La littérature américaine, je devrais dire états-uniennes, n’a pas fini de nous étonner par sa diversité: quoi de commun en effet entre Toni Morrison, Russell Banks, Philip Roth ou Jim Harrison ?
En ce début d’année, deux livres viennent confirmer cette vitalité : Là où chantent les écrevisses est une véritable découverte. Son auteur Delia Owens s’est fait connaître aux États-Unis par ses ouvrages consacrés à la nature et aux animaux. Là où chantent les écrevisses est son premier roman. Dès le prologue le drame se noue:” le matin du 30 octobre 1969, le corps de Chase Andrew fut retrouvé dans le marécage.” Le premier chapitre nous ramène en arrière, en 1952, quand Ma décide d’abandonner ses cinq enfants et la violence de Pa, le père alcoolique.
Toute l’action du livre se situe en Caroline du Nord, dans des marais où Kya, sauvageonne surnommée la fille des marais, abandonnée à l’âge de 10 ans, apprend à vivre seule, rejetée par les habitants de la région. Elle va développer une extraordinaire connaissance de la nature :”La nature l’avait nourrie, instruite et protégée quand personne n’était là pour le faire.” Cette nature n’est cependant jamais décrite de manière idyllique et se révèle parfois particulièrement violente:” Les colombes entre elles se battent aussi souvent que les faucons.(…) Les lucioles femelles attirent les mâles d’autres espèces par des signaux trompeurs et les mangent ; les mantes religieuses femelles dévorent leurs propres compagnons.”
Tate, un jeune homme sensible et doux va lui apprendre à lire et à écrire. Mais lui aussi va l’abandonner et Kya, à nouveau seule, va faire une très mauvaise rencontre…
Nickolas Butler , qui a écrit Le petit–fils, bien qu’il ait trente ans de moins que Délia Owens n’en est pas à son coup d’essai. J’avais beaucoup aimé son premier livre, profondément original et subtil, Retour à Little Wing (réédité en poche) où de jeunes trentenaires, jadis inséparables, se retrouvaient dans leur ville natale du Wisconsin.
Le Wisconsin est, cette fois encore, le cadre du quatrième livre de Nickolas Butler. Lyle et sa femme Peg y vivent dans leur petite maison au rythme des saisons. À la retraite, Lyle entretient amoureusement un verger planté de pommiers. Il adore Isaac, son petit-fils venu s’installer chez lui avec sa mère, Shiloh qui va s’enticher d’un prédicateur intégriste décrétant qu’Isaac possède des talents de guérisseur.

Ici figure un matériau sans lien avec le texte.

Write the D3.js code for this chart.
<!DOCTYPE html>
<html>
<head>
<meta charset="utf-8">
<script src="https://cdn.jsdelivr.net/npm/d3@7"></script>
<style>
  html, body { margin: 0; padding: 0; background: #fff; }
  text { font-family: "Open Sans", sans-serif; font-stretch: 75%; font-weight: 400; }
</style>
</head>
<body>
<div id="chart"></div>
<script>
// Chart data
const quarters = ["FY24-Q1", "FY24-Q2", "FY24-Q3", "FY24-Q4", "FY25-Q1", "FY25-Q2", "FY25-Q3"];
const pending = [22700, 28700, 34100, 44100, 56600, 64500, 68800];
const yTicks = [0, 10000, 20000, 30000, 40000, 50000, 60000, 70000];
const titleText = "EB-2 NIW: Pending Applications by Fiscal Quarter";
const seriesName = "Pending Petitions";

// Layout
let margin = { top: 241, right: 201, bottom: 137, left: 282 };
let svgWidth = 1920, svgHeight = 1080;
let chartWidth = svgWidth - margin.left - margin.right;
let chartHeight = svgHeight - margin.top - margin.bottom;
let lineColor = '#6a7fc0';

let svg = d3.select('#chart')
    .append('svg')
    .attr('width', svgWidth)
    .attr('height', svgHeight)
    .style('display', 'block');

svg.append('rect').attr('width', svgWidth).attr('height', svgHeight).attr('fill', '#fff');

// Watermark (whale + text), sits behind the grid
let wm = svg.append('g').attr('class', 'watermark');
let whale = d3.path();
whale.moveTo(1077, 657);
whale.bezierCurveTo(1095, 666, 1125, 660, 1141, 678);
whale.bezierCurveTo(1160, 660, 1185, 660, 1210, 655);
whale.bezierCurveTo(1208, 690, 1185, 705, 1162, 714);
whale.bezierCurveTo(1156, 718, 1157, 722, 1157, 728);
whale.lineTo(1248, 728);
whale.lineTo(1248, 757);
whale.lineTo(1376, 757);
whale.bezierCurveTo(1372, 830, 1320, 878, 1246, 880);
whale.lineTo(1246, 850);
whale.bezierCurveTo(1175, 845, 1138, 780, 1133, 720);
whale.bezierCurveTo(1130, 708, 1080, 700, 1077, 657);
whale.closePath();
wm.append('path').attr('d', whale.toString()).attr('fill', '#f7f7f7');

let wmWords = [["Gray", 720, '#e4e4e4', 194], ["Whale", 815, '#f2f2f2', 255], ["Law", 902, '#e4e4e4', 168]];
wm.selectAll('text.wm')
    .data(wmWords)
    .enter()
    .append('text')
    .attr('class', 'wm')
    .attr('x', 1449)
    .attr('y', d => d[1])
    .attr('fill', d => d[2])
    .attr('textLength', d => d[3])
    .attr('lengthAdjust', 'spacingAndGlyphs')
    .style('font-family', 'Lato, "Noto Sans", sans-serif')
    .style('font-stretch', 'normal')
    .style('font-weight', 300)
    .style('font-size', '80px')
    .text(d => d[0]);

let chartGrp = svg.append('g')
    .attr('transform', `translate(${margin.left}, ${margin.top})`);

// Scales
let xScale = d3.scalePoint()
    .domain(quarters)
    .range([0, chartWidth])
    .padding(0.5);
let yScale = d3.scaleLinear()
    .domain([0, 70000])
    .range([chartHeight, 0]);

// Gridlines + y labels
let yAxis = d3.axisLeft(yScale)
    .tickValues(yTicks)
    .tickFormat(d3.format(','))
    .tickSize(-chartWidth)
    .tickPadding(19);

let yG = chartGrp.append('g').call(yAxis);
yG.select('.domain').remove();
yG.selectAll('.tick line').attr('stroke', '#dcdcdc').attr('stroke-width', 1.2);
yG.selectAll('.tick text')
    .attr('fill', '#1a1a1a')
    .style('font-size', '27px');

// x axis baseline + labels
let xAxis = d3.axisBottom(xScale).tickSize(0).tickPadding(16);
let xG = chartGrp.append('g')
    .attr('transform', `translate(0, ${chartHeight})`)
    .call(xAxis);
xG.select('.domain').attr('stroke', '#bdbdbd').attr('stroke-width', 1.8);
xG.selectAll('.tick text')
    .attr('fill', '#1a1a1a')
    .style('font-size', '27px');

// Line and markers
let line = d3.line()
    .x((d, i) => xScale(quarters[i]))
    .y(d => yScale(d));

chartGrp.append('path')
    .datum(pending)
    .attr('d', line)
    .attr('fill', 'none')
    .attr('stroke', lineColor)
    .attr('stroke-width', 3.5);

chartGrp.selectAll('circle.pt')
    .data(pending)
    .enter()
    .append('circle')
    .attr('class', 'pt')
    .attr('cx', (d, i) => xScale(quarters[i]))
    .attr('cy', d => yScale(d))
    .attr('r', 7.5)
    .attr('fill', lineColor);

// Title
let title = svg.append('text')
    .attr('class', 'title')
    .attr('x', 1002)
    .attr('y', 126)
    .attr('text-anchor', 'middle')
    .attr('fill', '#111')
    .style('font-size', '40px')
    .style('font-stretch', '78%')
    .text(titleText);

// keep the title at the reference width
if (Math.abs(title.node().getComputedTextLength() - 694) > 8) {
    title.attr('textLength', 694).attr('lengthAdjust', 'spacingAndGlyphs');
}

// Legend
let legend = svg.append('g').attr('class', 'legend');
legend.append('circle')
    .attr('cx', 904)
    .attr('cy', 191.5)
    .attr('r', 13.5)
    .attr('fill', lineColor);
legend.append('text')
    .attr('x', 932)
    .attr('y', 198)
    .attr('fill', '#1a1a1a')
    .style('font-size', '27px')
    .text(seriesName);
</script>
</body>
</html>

L’Amérique profonde est au cœur du bouleversant livre de Nickolas Butler, merveille de délicatesse et d’humour. Lyle et son vieil ami Hoot, grand fumeur et grand buveur devant l’éternel, sont des personnages profondément humains.
Comme dans Retour à Little Wing, l’attachement à une communauté rurale et à un territoire sont une force puissante et comme dans Là où chantent les écrevisses la nature joue un rôle de premier plan, véritable contrepoint des sentiments humains.

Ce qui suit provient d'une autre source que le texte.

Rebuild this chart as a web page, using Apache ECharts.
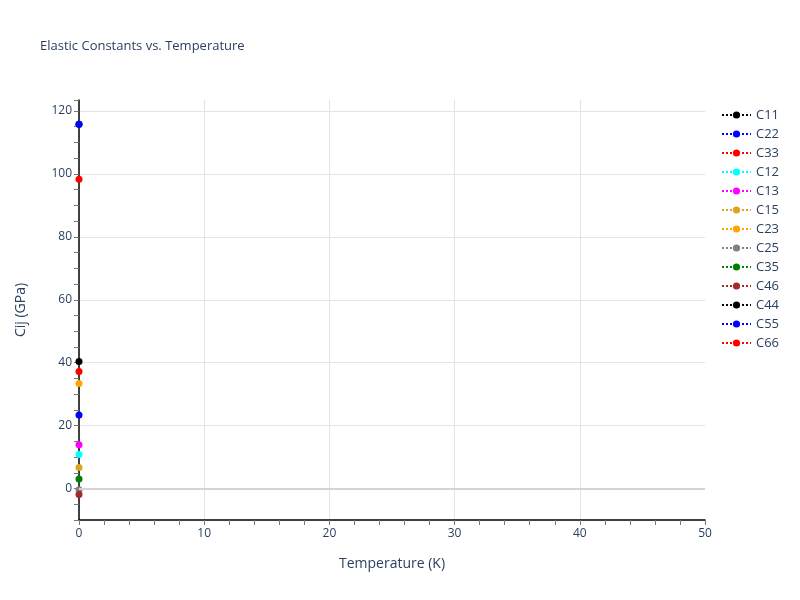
<!DOCTYPE html>
<html>
<head>
<meta charset="utf-8">
<script src="https://cdn.jsdelivr.net/npm/echarts@6/dist/echarts.min.js"></script>
<style>
  html, body { margin: 0; padding: 0; background: #fff; }
  #chart { width: 800px; height: 600px; }
</style>
</head>
<body>
<div id="chart"></div>
<script>
// 数据：每个弹性常数只有一个温度点
const names = ['C11', 'C22', 'C33', 'C12', 'C13', 'C15', 'C23', 'C25', 'C35', 'C46', 'C44', 'C55', 'C66'];
const colors = ['#000000', '#0000ff', '#ff0000', '#00ffff', '#ff00ff', '#daa520', '#ffa500', '#808080', '#008000', '#a52a2a', '#000000', '#0000ff', '#ff0000'];
const temperature = [0];
const values = [
  [115.8], [115.8], [98.3], [10.8], [13.9], [6.7], [33.4],
  [-0.4], [3.0], [-1.9], [40.4], [23.4], [37.2]
];
const xGrid = [10, 20, 30, 40];          // 竖向网格线
const yGrid = [20, 40, 60, 80, 100, 120]; // 横向网格线
const xRange = [0, 50, 2];
const yRange = [-10, 123.5, 5];

const textColor = '#2a3f5f';
const gridColor = '#e3e3e3';

// 按刻度给分隔线配色，只在需要的位置显示
function lineColors(range, grid) {
  const out = [];
  for (let v = range[0]; v <= range[1] + 1e-9; v += range[2]) out.push(grid.includes(v) ? gridColor : 'rgba(0,0,0,0)');
  if (out.length && (range[1] - range[0]) % range[2] !== 0) out.push('rgba(0,0,0,0)');
  return out;
}

const series = names.map((name, i) => ({
  name: name,
  type: 'line',
  data: temperature.map((t, j) => [t, values[i][j]]),
  symbol: 'circle',
  symbolSize: 7,
  showSymbol: true,
  z: i === 0 ? 1 : 2,
  itemStyle: { color: colors[i] },
  lineStyle: { color: colors[i], type: 'dotted', width: 2 },
  emphasis: { disabled: true },
  markLine: i === 0 ? {
    silent: true,
    symbol: 'none',
    label: { show: false },
    lineStyle: { color: '#d4d4d4', type: 'solid', width: 2 },
    data: [{ yAxis: 0 }]
  } : undefined
}));

const chart = echarts.init(document.getElementById('chart'));
chart.setOption({
  animation: false,
  backgroundColor: '#fff',
  textStyle: { fontFamily: '"Open Sans", sans-serif' },
  title: {
    text: 'Elastic Constants vs. Temperature',
    left: 35,
    top: 35,
    textStyle: { fontSize: 13, fontWeight: 'normal', color: textColor }
  },
  legend: {
    orient: 'vertical',
    left: 716,
    top: 103,
    itemWidth: 29,
    itemHeight: 9,
    itemGap: 5,
    data: names,
    textStyle: { fontSize: 13, lineHeight: 14, color: textColor }
  },
  grid: { left: 79, right: 95, top: 100, bottom: 80 },
  xAxis: {
    type: 'value',
    min: xRange[0],
    max: xRange[1],
    interval: xRange[2],
    name: 'Temperature (K)',
    nameLocation: 'middle',
    nameGap: 37,
    nameTextStyle: { fontSize: 14, color: textColor },
    axisLine: { show: true, onZero: false, lineStyle: { color: '#000', width: 1.5 } },
    axisTick: { show: true, length: 5, lineStyle: { color: '#777' } },
    axisLabel: {
      margin: 8, fontSize: 12, color: textColor,
      formatter: v => (v % 10 === 0 ? String(v) : '')
    },
    splitLine: { show: true, lineStyle: { color: lineColors(xRange, xGrid), width: 1 } }
  },
  yAxis: {
    type: 'value',
    min: yRange[0],
    max: yRange[1],
    interval: yRange[2],
    name: 'Cij (GPa)',
    nameLocation: 'middle',
    nameGap: 51,
    nameTextStyle: { fontSize: 14, color: textColor },
    axisLine: { show: true, onZero: false, lineStyle: { color: '#000', width: 1.5 } },
    axisTick: { show: true, length: 5, lineStyle: { color: '#777' } },
    axisLabel: {
      margin: 7, fontSize: 12, color: textColor,
      formatter: v => (v % 20 === 0 ? String(v) : '')
    },
    splitLine: { show: true, lineStyle: { color: lineColors(yRange, yGrid), width: 1 } }
  },
  series: series
});
</script>
</body>
</html>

Le superbe chapitre final où Lyle va tenter de sauver le verger de la destruction par le gel est d’une beauté inoubliable :
” Il s’éveilla une heure avant l’aurore. Toutes les étoiles brillaient, toutes, et le verger était un jardin sculpté dans le cristal – des rangées entières d’arbustes, certains toujours couverts de fleurs délicates, tous dans un écrin de glace si épais qu’il leur donnait un aspect verni. Entre les arbres, les vestiges des feux de joie se consumaient, peu de flammes brillaient encore. Les pommiers chatoyaient et scintillaient comme du verre à la lueur des étoiles et des brasiers ; dans ce monde serein et tranquille, Lyle pouvait s’entendre respirer.”